As Keynes rightly pointed out, a cut in everyone’s wage achieves very little. That’s because of everyone’s pay (including for the sake of simplicity the pay of employers) falls by X%, then prices fall by X% and we’re all back where we started. The only effect the latter X% change has is that the REAL VALUE of the stock of base money and the national debt rises by X%, which raises private sector savings in real terms a bit, which induces more spending. That’s called the “Pigou effect”. But it’s not a brilliant way of reducing unemployment.
In contrast to the above OVERALL cut in wages, what workfare does do is cut the cost of marginal or not desperately suitable employees for the employer. That in theory ought to cut unemployment (or more accurately, reduce NAIRU, which in turn will result in unemployment falling).

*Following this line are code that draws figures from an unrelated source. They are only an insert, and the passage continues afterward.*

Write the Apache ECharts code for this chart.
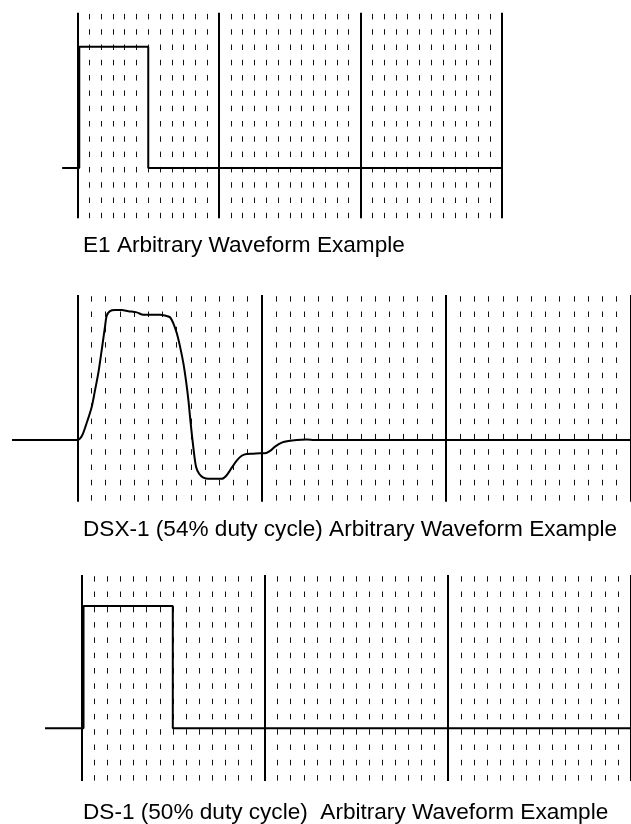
<!DOCTYPE html>
<html>
<head>
<meta charset="utf-8">
<style>
html,body{margin:0;padding:0;background:#fff;}
#chart{width:631px;height:824px;}
</style>
<script src="https://cdn.jsdelivr.net/npm/echarts@6/dist/echarts.min.js"></script>
</head>
<body>
<div id="chart"></div>
<script>
// ---- data (x in minor grid divisions, y in pulse-height units) ----
const titles = [
  'E1 Arbitrary Waveform Example',
  'DSX-1 (54% duty cycle) Arbitrary Waveform Example',
  'DS-1 (50% duty cycle)  Arbitrary Waveform Example'
];
const divisionsPerPanel = [12, 13, 14];   // minor divisions per major division
const majorDivisions = 3;

const e1X = [-1.3, 0.15, 0.15, 6, 6, 36];
const e1Y = [0, 0, 1, 1, 0, 0];

const dsx1X = [-4.6, 0, 0.31, 0.66, 1.01, 1.25, 1.48, 1.72, 1.95, 2.07, 2.30, 2.66, 3.13, 3.60, 4.19, 4.66, 5.13, 5.83, 6.30, 6.54, 6.77, 7.01, 7.24, 7.48, 7.66, 7.83, 7.99, 8.18, 8.37, 8.60, 8.89, 9.24, 9.83, 10.18, 10.53, 10.88, 11.24, 11.59, 11.94, 12.41, 12.88, 13.23, 13.59, 13.94, 14.41, 14.88, 15.47, 16.17, 16.7, 39];
const dsx1Y = [0, 0, 0.03, 0.14, 0.27, 0.41, 0.55, 0.74, 0.93, 1.02, 1.06, 1.07, 1.07, 1.06, 1.05, 1.03, 1.03, 1.03, 1.02, 1.01, 0.96, 0.88, 0.77, 0.63, 0.49, 0.33, 0.14, -0.06, -0.22, -0.28, -0.31, -0.32, -0.32, -0.32, -0.29, -0.23, -0.17, -0.13, -0.115, -0.113, -0.11, -0.11, -0.09, -0.055, -0.022, -0.008, 0, 0.003, 0, 0];

const ds1X = [-2.76, 0.18, 0.18, 7, 7, 42];
const ds1Y = [0, 0, 1, 1, 0, 0];

const yRanges = [[-0.414, 1.280], [-0.508, 1.193], [-0.431, 1.2535]];

// ---- layout ----
const frames = [
  {left: 77.5, top: 12.7, width: 424.5, height: 205.5},
  {left: 77.3, top: 295, width: 553.2, height: 206.7},
  {left: 81.3, top: 575, width: 552, height: 206}
];
const titleTops = [234.5, 518.5, 801.5];
const titleLeft = 83;

function zip(xs, ys){ return xs.map((x, i) => [x, ys[i]]); }
const waves = [[e1X, e1Y], [dsx1X, dsx1Y], [ds1X, ds1Y]];

const grids = [], xAxis = [], yAxis = [], series = [];
const hidden = {axisLine: {show: false}, axisTick: {show: false}, axisLabel: {show: false}, splitLine: {show: false}};

divisionsPerPanel.forEach((n, i) => {
  const f = frames[i];
  const span = n * majorDivisions;
  const pxPer = f.width / span;
  const xs = waves[i][0];
  const xStart = Math.min(...xs), xEnd = Math.max(...xs);
  // frame grid (grid lines only)
  grids.push(Object.assign({containLabel: false}, f));
  xAxis.push({
    type: 'value', gridIndex: 2 * i, min: 0, max: span, interval: n,
    axisLine: {show: false}, axisTick: {show: false}, axisLabel: {show: false},
    splitLine: {show: true, showMinLine: true, showMaxLine: true, lineStyle: {color: '#000', width: 2}},
    minorTick: {show: false, splitNumber: n},
    minorSplitLine: {show: true, lineStyle: {color: '#111', width: 1, type: [5.5, 9.8], dashOffset: -1.2}}
  });
  yAxis.push(Object.assign({type: 'value', gridIndex: 2 * i, min: yRanges[i][0], max: yRanges[i][1]}, hidden));
  // waveform grid (same scale, extends left for the lead-in line)
  grids.push({containLabel: false, left: f.left + xStart * pxPer, top: f.top,
              width: (xEnd - xStart) * pxPer, height: f.height});
  xAxis.push(Object.assign({type: 'value', gridIndex: 2 * i + 1, min: xStart, max: xEnd}, hidden));
  yAxis.push(Object.assign({type: 'value', gridIndex: 2 * i + 1, min: yRanges[i][0], max: yRanges[i][1]}, hidden));
  series.push({
    type: 'line', xAxisIndex: 2 * i + 1, yAxisIndex: 2 * i + 1,
    data: zip(waves[i][0], waves[i][1]), showSymbol: false, clip: false,
    smooth: i === 1 ? 0.3 : false,
    lineStyle: {color: '#000', width: 2}, z: 5
  });
});

const chart = echarts.init(document.getElementById('chart'), null, {renderer: 'canvas'});
chart.setOption({
  animation: false,
  backgroundColor: '#fff',
  title: titles.map((t, i) => ({
    text: t, left: titleLeft, top: titleTops[i], padding: 0,
    textStyle: {fontFamily: 'Liberation Sans, Arial, sans-serif', fontSize: 22.6, fontWeight: 'normal', color: '#000'}
  })),
  grid: grids,
  xAxis, yAxis, series
});
</script>
</body>
</html>
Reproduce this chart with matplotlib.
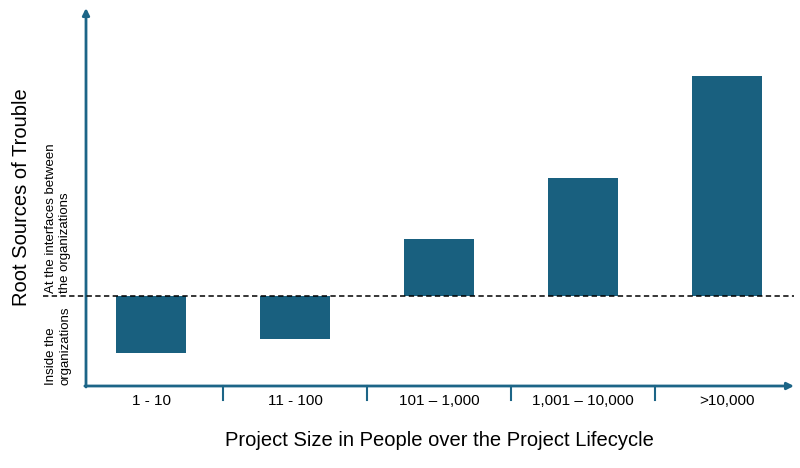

Also Chris says “For another, the minimum wage limits the extent to which wages can fall.” I suggest min wages are irrelevant: the important point is (as I implied just above) that the cost of labour to the employer is cut: employees still get benefits / min wage or whatever.
Strikes me that workfare works in theory, but governments in practice make a complete dog’s dinner of it, as seems to be the case with the Work Programme.
Posted by: Ralph Musgrave | July 17, 2014 at 04:53 PM
"Very many things in the social sciences are true but not very much so."
This is actually too Delphic for me to share its inner meaning. Could you mean 'true but not sharing the full characteristics of truth?' Which would be Wittgensteinian without the language game characteristics.
Posted by: Chris Purnell | July 17, 2014 at 07:15 PM
Here's Fraser Nelson arguing rather more strongly than Montgomerie that the "jobs miracle" is due to IDS's welfare reforms:
http://www.telegraph.co.uk/news/politics/10973875/Whats-the-secret-behind-our-jobs-miracle-Welfare-reform.html
Unsurprisingly, he doesn't mention falling wages. He doesn't mention the large number of retired people who have rejoined the workforce in the last few years, either - no-one's claiming that benefit reforms have forced them back to work (though they might argue the Bank of England has). Fraser has always been a tad selective with statistics.
Giles Wilkes discusses both, though:
http://freethinkecon.wordpress.com/2014/06/16/when-the-price-stays-down-and-the-quantity-goes-up/
Posted by: Frances Coppola (@Frances_Coppola) | July 21, 2014 at 12:05 AM
Giles Wilkes's thoughts on the subject are the most illuminating. There is no mystery - traditional economic analysis provides an adequate explanation. And it does seem as if the welfare reforms are playing their part.
Posted by: TickyW | July 21, 2014 at 10:08 AM
On the other hand, what's the cost of the welfare 'reforms'? IN terms of extra money spent, people harassed and their lives made a misery etc?